Task: Each record needs to be echoed exactly; can you do that?

Input data:
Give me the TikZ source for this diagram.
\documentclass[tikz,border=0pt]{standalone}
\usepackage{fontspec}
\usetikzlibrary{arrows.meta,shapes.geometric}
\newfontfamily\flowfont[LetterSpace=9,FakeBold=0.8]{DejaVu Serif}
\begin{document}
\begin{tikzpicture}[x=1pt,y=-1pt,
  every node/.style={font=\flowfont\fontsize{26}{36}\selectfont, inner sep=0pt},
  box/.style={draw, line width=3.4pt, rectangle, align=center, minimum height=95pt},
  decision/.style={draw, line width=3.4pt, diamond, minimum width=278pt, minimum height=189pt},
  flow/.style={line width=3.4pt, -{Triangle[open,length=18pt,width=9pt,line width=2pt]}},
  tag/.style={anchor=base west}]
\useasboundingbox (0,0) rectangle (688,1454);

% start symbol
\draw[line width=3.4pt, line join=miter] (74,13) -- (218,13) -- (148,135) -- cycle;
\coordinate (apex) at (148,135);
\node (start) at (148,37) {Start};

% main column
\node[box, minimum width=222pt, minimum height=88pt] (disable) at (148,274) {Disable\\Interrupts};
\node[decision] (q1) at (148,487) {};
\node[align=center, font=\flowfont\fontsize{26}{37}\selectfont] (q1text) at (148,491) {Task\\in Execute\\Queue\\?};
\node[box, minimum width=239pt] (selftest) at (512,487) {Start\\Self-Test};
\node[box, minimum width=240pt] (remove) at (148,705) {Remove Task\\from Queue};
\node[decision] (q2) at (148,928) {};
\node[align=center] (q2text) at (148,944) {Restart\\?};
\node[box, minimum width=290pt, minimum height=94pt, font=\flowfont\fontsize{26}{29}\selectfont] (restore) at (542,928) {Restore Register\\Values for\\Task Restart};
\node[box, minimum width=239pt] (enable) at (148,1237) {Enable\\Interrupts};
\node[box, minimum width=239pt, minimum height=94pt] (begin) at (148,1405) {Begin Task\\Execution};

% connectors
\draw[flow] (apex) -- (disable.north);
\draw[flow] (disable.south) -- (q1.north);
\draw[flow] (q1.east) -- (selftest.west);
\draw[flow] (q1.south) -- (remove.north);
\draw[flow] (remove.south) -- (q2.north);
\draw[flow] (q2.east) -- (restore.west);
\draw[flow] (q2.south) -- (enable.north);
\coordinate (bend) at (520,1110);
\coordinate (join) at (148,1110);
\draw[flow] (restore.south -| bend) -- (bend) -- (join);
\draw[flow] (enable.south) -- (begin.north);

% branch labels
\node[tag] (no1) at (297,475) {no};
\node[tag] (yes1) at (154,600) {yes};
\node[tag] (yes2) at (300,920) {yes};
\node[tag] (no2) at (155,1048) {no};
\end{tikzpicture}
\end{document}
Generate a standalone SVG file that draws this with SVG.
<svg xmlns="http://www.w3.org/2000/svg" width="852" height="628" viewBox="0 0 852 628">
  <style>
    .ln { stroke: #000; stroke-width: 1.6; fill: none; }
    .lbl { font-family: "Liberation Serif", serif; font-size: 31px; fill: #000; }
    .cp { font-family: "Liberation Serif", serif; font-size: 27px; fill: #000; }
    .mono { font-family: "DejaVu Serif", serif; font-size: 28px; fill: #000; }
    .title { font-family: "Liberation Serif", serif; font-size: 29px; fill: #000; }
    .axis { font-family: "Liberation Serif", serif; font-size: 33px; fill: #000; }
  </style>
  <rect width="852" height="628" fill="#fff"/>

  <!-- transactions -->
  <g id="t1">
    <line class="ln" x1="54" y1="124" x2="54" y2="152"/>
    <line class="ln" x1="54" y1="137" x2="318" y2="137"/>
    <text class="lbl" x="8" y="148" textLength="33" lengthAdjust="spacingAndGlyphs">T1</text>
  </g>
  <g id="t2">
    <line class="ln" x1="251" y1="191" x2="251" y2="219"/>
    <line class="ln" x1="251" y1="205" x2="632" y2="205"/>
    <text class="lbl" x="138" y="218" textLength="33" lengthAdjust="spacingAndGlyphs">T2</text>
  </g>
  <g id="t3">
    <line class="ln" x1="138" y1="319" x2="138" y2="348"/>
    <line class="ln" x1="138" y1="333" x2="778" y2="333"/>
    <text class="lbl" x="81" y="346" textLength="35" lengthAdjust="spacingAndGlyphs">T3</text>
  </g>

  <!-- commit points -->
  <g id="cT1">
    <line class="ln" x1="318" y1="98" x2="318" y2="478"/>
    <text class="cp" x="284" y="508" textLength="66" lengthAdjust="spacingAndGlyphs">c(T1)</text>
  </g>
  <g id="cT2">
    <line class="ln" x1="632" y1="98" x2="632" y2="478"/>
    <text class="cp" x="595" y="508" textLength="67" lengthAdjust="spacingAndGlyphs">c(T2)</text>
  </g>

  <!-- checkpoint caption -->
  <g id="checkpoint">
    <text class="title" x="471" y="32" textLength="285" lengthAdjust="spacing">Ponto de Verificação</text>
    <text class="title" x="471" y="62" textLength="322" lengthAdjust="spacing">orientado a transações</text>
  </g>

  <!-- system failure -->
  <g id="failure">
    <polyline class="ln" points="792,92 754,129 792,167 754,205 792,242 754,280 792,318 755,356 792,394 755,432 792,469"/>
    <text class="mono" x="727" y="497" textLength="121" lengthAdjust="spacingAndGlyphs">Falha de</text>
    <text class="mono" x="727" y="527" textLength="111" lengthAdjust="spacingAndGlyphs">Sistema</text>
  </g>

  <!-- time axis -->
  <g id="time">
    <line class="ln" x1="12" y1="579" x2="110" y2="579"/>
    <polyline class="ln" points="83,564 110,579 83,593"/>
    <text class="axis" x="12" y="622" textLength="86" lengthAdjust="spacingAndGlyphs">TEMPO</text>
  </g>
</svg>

Exercise result:
Give me the TikZ source for this diagram.
\documentclass[tikz,border=0pt]{standalone}
\usepackage{fontspec}
\usetikzlibrary{arrows.meta,shapes.geometric}
\newfontfamily\flowfont[LetterSpace=9,FakeBold=0.8]{DejaVu Serif}
\begin{document}
\begin{tikzpicture}[x=1pt,y=-1pt,
  every node/.style={font=\flowfont\fontsize{26}{36}\selectfont, inner sep=0pt},
  box/.style={draw, line width=3.4pt, rectangle, align=center, minimum height=95pt},
  decision/.style={draw, line width=3.4pt, diamond, minimum width=278pt, minimum height=189pt},
  flow/.style={line width=3.4pt, -{Triangle[open,length=18pt,width=9pt,line width=2pt]}},
  tag/.style={anchor=base west}]
\useasboundingbox (0,0) rectangle (688,1454);

% start symbol
\draw[line width=3.4pt, line join=miter] (74,13) -- (218,13) -- (148,135) -- cycle;
\coordinate (apex) at (148,135);
\node (start) at (148,37) {Start};

% main column
\node[box, minimum width=222pt, minimum height=88pt] (disable) at (148,274) {Disable\\Interrupts};
\node[decision] (q1) at (148,487) {};
\node[align=center, font=\flowfont\fontsize{26}{37}\selectfont] (q1text) at (148,491) {Task\\in Execute\\Queue\\?};
\node[box, minimum width=239pt] (selftest) at (512,487) {Start\\Self-Test};
\node[box, minimum width=240pt] (remove) at (148,705) {Remove Task\\from Queue};
\node[decision] (q2) at (148,928) {};
\node[align=center] (q2text) at (148,944) {Restart\\?};
\node[box, minimum width=290pt, minimum height=94pt, font=\flowfont\fontsize{26}{29}\selectfont] (restore) at (542,928) {Restore Register\\Values for\\Task Restart};
\node[box, minimum width=239pt] (enable) at (148,1237) {Enable\\Interrupts};
\node[box, minimum width=239pt, minimum height=94pt] (begin) at (148,1405) {Begin Task\\Execution};

% connectors
\draw[flow] (apex) -- (disable.north);
\draw[flow] (disable.south) -- (q1.north);
\draw[flow] (q1.east) -- (selftest.west);
\draw[flow] (q1.south) -- (remove.north);
\draw[flow] (remove.south) -- (q2.north);
\draw[flow] (q2.east) -- (restore.west);
\draw[flow] (q2.south) -- (enable.north);
\coordinate (bend) at (520,1110);
\coordinate (join) at (148,1110);
\draw[flow] (restore.south -| bend) -- (bend) -- (join);
\draw[flow] (enable.south) -- (begin.north);

% branch labels
\node[tag] (no1) at (297,475) {no};
\node[tag] (yes1) at (154,600) {yes};
\node[tag] (yes2) at (300,920) {yes};
\node[tag] (no2) at (155,1048) {no};
\end{tikzpicture}
\end{document}
Generate a standalone SVG file that draws this with SVG.
<svg xmlns="http://www.w3.org/2000/svg" width="852" height="628" viewBox="0 0 852 628">
  <style>
    .ln { stroke: #000; stroke-width: 1.6; fill: none; }
    .lbl { font-family: "Liberation Serif", serif; font-size: 31px; fill: #000; }
    .cp { font-family: "Liberation Serif", serif; font-size: 27px; fill: #000; }
    .mono { font-family: "DejaVu Serif", serif; font-size: 28px; fill: #000; }
    .title { font-family: "Liberation Serif", serif; font-size: 29px; fill: #000; }
    .axis { font-family: "Liberation Serif", serif; font-size: 33px; fill: #000; }
  </style>
  <rect width="852" height="628" fill="#fff"/>

  <!-- transactions -->
  <g id="t1">
    <line class="ln" x1="54" y1="124" x2="54" y2="152"/>
    <line class="ln" x1="54" y1="137" x2="318" y2="137"/>
    <text class="lbl" x="8" y="148" textLength="33" lengthAdjust="spacingAndGlyphs">T1</text>
  </g>
  <g id="t2">
    <line class="ln" x1="251" y1="191" x2="251" y2="219"/>
    <line class="ln" x1="251" y1="205" x2="632" y2="205"/>
    <text class="lbl" x="138" y="218" textLength="33" lengthAdjust="spacingAndGlyphs">T2</text>
  </g>
  <g id="t3">
    <line class="ln" x1="138" y1="319" x2="138" y2="348"/>
    <line class="ln" x1="138" y1="333" x2="778" y2="333"/>
    <text class="lbl" x="81" y="346" textLength="35" lengthAdjust="spacingAndGlyphs">T3</text>
  </g>

  <!-- commit points -->
  <g id="cT1">
    <line class="ln" x1="318" y1="98" x2="318" y2="478"/>
    <text class="cp" x="284" y="508" textLength="66" lengthAdjust="spacingAndGlyphs">c(T1)</text>
  </g>
  <g id="cT2">
    <line class="ln" x1="632" y1="98" x2="632" y2="478"/>
    <text class="cp" x="595" y="508" textLength="67" lengthAdjust="spacingAndGlyphs">c(T2)</text>
  </g>

  <!-- checkpoint caption -->
  <g id="checkpoint">
    <text class="title" x="471" y="32" textLength="285" lengthAdjust="spacing">Ponto de Verificação</text>
    <text class="title" x="471" y="62" textLength="322" lengthAdjust="spacing">orientado a transações</text>
  </g>

  <!-- system failure -->
  <g id="failure">
    <polyline class="ln" points="792,92 754,129 792,167 754,205 792,242 754,280 792,318 755,356 792,394 755,432 792,469"/>
    <text class="mono" x="727" y="497" textLength="121" lengthAdjust="spacingAndGlyphs">Falha de</text>
    <text class="mono" x="727" y="527" textLength="111" lengthAdjust="spacingAndGlyphs">Sistema</text>
  </g>

  <!-- time axis -->
  <g id="time">
    <line class="ln" x1="12" y1="579" x2="110" y2="579"/>
    <polyline class="ln" points="83,564 110,579 83,593"/>
    <text class="axis" x="12" y="622" textLength="86" lengthAdjust="spacingAndGlyphs">TEMPO</text>
  </g>
</svg>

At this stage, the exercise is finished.